La libertad borrada

Oswaldo Osorio

Los mecanismos de control y represión del sistema patriarcal sobre las mujeres han sido diversos. Históricamente se han destacado el religioso y el político, pero uno de los más taimados e hipócritas ha sido el médico, respaldado por disciplinas con pretensiones de ciencia y legitimadas por la institucionalidad galena. Esta película es, al tiempo, una historia familiar, una investigación documental, una denuncia de esa represión médica y la reivindicación de una mujer.

El documental es dirigido por Catalina Villar, una cineasta y formadora de larga trayectoria, tal vez ya más francesa que colombiana, pero eventualmente regresa a contar historias de su país. Empezó con un reconocido trabajo, Diario de Medellín (1998) y en 2017 codirigió con su esposo, Yves de Peretti, Camino, un documental que, como preludio, dialoga con Ana Rosa, porque habla de las relaciones de la psiquiatría con la ciencia, el poder y la norma.

Todo empieza con el hallazgo de una foto, el único vestigio de la abuela de la directora, de quien solo sabía que tocaba el piano y que le habían hecho una lobotomía. Con estos tres datos Villar se lanza a una pesquisa con familiares, archivos y expertos para conectar esa historia familiar con aquella hórrida práctica médica. La primera certeza es que a Ana Rosa la habían borrado de la historia, entonces ese se convierte en el principal propósito del documental, reescribir la biografía de esta mujer y las razones de esa vergonzosa y vergonzante invisibilización.

Sin que el documental sea especialmente atractivo cinematográficamente, ni en su concepción visual ni en sus formas narrativas, su talante de trabajo investigativo lo hace un relato cautivador y revelador, pero también indignante cada vez que va arrojando luces sobre la vida de Ana Rosa y las prácticas en relación con la salud mental, no de las personas, sino particularmente de las mujeres en aquella época. También se destaca la voz de la propia directora conduciendo ese relato con sus preguntas y reflexiones, tanto sobre su abuela como sobre tales procedimientos de la neurocirugía y el contexto social que las aprobaba y luego las silenciaba.

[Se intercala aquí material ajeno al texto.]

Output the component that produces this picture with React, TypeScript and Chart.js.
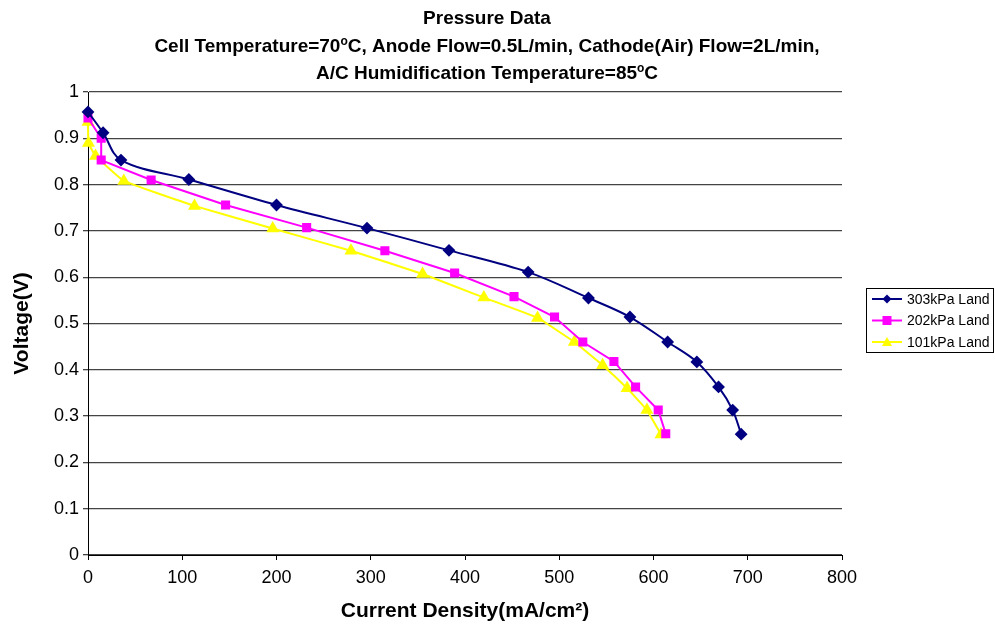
import React, { useEffect, useRef } from 'react';
import { Chart, registerables } from 'chart.js';

Chart.register(...registerables);

const seriesNames = ['303kPa Land', '202kPa Land', '101kPa Land'];
const seriesColors = ['#000080', '#FF00FF', '#FFFF00'];

const current303 = [0, 16, 35, 107, 200, 296, 383, 467, 531, 575, 615, 646, 669, 684, 693];
const voltage303 = [0.957, 0.912, 0.853, 0.811, 0.756, 0.706, 0.658, 0.611, 0.555, 0.514, 0.46, 0.417, 0.363, 0.313, 0.261];

const current202 = [0, 14, 14, 67, 146, 232, 315, 389, 452, 495, 525, 558, 581, 605, 613];
const voltage202 = [0.944, 0.9, 0.853, 0.81, 0.756, 0.707, 0.657, 0.609, 0.558, 0.514, 0.46, 0.418, 0.363, 0.313, 0.262];

const current101 = [0, 0.5, 8, 38, 113, 196, 279, 355, 420, 477, 516, 546, 572, 593, 608];
const voltage101 = [0.935, 0.89, 0.862, 0.808, 0.754, 0.705, 0.657, 0.607, 0.556, 0.512, 0.46, 0.41, 0.36, 0.313, 0.26];

const titleLines = [
  [{ t: 'Pressure Data' }],
  [{ t: 'Cell Temperature=70' }, { t: 'o', sup: true }, { t: 'C, Anode Flow=0.5L/min, Cathode(Air) Flow=2L/min,' }],
  [{ t: 'A/C Humidification Temperature=85' }, { t: 'o', sup: true }, { t: 'C' }],
];
const xAxisTitle = 'Current Density(mA/cm²)';
const yAxisTitle = 'Voltage(V)';

const FONT = '"Liberation Sans", Arial, sans-serif';

const toPoints = (xs: number[], ys: number[]) => xs.map((x, i) => ({ x, y: ys[i] }));

const titlePlugin = {
  id: 'richTitle',
  afterDraw(chart: any) {
    const ctx = chart.ctx;
    ctx.save();
    ctx.fillStyle = '#000';
    ctx.textBaseline = 'alphabetic';
    const cx = 487;
    const baselines = [24, 52, 79];
    const mainFont = `bold 19px ${FONT}`;
    const supFont = `bold 12px ${FONT}`;
    titleLines.forEach((line: any[], li) => {
      let w = 0;
      line.forEach((s) => {
        ctx.font = s.sup ? supFont : mainFont;
        w += ctx.measureText(s.t).width;
      });
      let x = cx - w / 2;
      line.forEach((s) => {
        ctx.font = s.sup ? supFont : mainFont;
        ctx.textAlign = 'left';
        ctx.fillText(s.t, x, baselines[li] - (s.sup ? 7 : 0));
        x += ctx.measureText(s.t).width;
      });
    });
    ctx.restore();
  },
};

const legendPlugin = {
  id: 'boxLegend',
  afterDraw(chart: any) {
    const ctx = chart.ctx;
    ctx.save();
    const bx = 866.5, by = 288.5, bw = 127, bh = 64;
    ctx.strokeStyle = '#000';
    ctx.lineWidth = 1;
    ctx.strokeRect(bx, by, bw, bh);
    ctx.font = `14px ${FONT}`;
    ctx.textBaseline = 'middle';
    ctx.textAlign = 'left';
    chart.data.datasets.forEach((ds: any, i: number) => {
      const y = 299 + i * 21.5;
      ctx.strokeStyle = ds.borderColor;
      ctx.lineWidth = 2;
      ctx.beginPath();
      ctx.moveTo(872, y);
      ctx.lineTo(902, y);
      ctx.stroke();
      ctx.fillStyle = ds.backgroundColor;
      const mx = 887;
      ctx.beginPath();
      if (ds.pointStyle === 'rectRot') {
        const r = 4.5;
        ctx.moveTo(mx, y - r); ctx.lineTo(mx + r, y); ctx.lineTo(mx, y + r); ctx.lineTo(mx - r, y);
      } else if (ds.pointStyle === 'rect') {
        ctx.rect(mx - 4.5, y - 4.5, 9, 9);
      } else {
        ctx.moveTo(mx, y - 5); ctx.lineTo(mx + 5, y + 4); ctx.lineTo(mx - 5, y + 4);
      }
      ctx.closePath();
      ctx.fill();
      ctx.fillStyle = '#000';
      ctx.fillText(ds.label, 907, y + 1);
    });
    ctx.restore();
  },
};

export default function App() {
  const ref = useRef<HTMLCanvasElement | null>(null);
  useEffect(() => {
    if (!ref.current) return;
    const chart = new Chart(ref.current, {
      type: 'scatter',
      data: {
        datasets: [
          {
            label: seriesNames[0],
            data: toPoints(current303, voltage303),
            borderColor: seriesColors[0],
            backgroundColor: seriesColors[0],
            pointStyle: 'rectRot',
            pointRadius: 5,
            borderWidth: 2,
            showLine: true,
            tension: 0.35,
            clip: false,
          },
          {
            label: seriesNames[1],
            data: toPoints(current202, voltage202),
            borderColor: seriesColors[1],
            backgroundColor: seriesColors[1],
            pointStyle: 'rect',
            pointRadius: 5,
            borderWidth: 2,
            showLine: true,
            tension: 0,
            clip: false,
          },
          {
            label: seriesNames[2],
            data: toPoints(current101, voltage101),
            borderColor: seriesColors[2],
            backgroundColor: seriesColors[2],
            pointStyle: 'triangle',
            pointRadius: 5.5,
            borderWidth: 2,
            showLine: true,
            tension: 0.1,
            clip: false,
          },
        ],
      } as any,
      options: {
        animation: false,
        responsive: false,
        layout: { padding: { top: 92, right: 153, left: 0, bottom: 0 } },
        plugins: {
          legend: { display: false },
          title: { display: false },
          tooltip: { enabled: false },
        },
        scales: {
          x: {
            type: 'linear',
            min: 0,
            max: 800,
            afterFit: (s: any) => { s.height = 69; },
            ticks: { stepSize: 100, color: '#000', font: { family: FONT, size: 18 }, padding: 7, maxRotation: 0 },
            grid: { drawOnChartArea: false, drawTicks: true, tickLength: 5, color: '#000' },
            border: { color: '#000', width: 1 },
            title: { display: true, text: xAxisTitle, color: '#000', font: { family: FONT, size: 21, weight: 'bold' }, padding: { top: 0, bottom: 0 } },
          },
          y: {
            type: 'linear',
            min: 0,
            max: 1,
            afterFit: (s: any) => { s.width = 88; },
            ticks: {
              stepSize: 0.1,
              color: '#000',
              font: { family: FONT, size: 18 },
              padding: 4,
              callback: (v: any) => String(Math.round(Number(v) * 10) / 10),
            },
            grid: { color: '#444', lineWidth: 1.3, drawTicks: true, tickLength: 5 },
            border: { color: '#000', width: 1 },
            title: { display: true, text: yAxisTitle, color: '#000', font: { family: FONT, size: 21, weight: 'bold' }, padding: { top: 10, bottom: 0 } },
          },
        },
      } as any,
      plugins: [titlePlugin, legendPlugin],
    });
    return () => chart.destroy();
  }, []);
  return (
    <div style={{ position: 'absolute', left: 0, top: 0, width: 995, height: 624, background: '#fff' }}>
      <canvas ref={ref} width={995} height={624} style={{ width: 995, height: 624, display: 'block' }} />
    </div>
  );
}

Sorprende aún más de esta historia quiénes fueron los que autorizaron su lobotomía y las veladas razones para hacerlo. Sorprende también el premio Nobel que le dieron al médico que inventó el procedimiento, así como tantos otros datos y circunstancias de esta infortunada historia. Bueno, por lo menos ahora nos sorprenden e indignan esas cosas, un indicio de que los tiempos han cambiado, pero las luchas por la equidad de género necesariamente perviven, aunque ya no sea frecuente que se borre la existencia de una mujer a causa de su “notable daño al buen servicio”.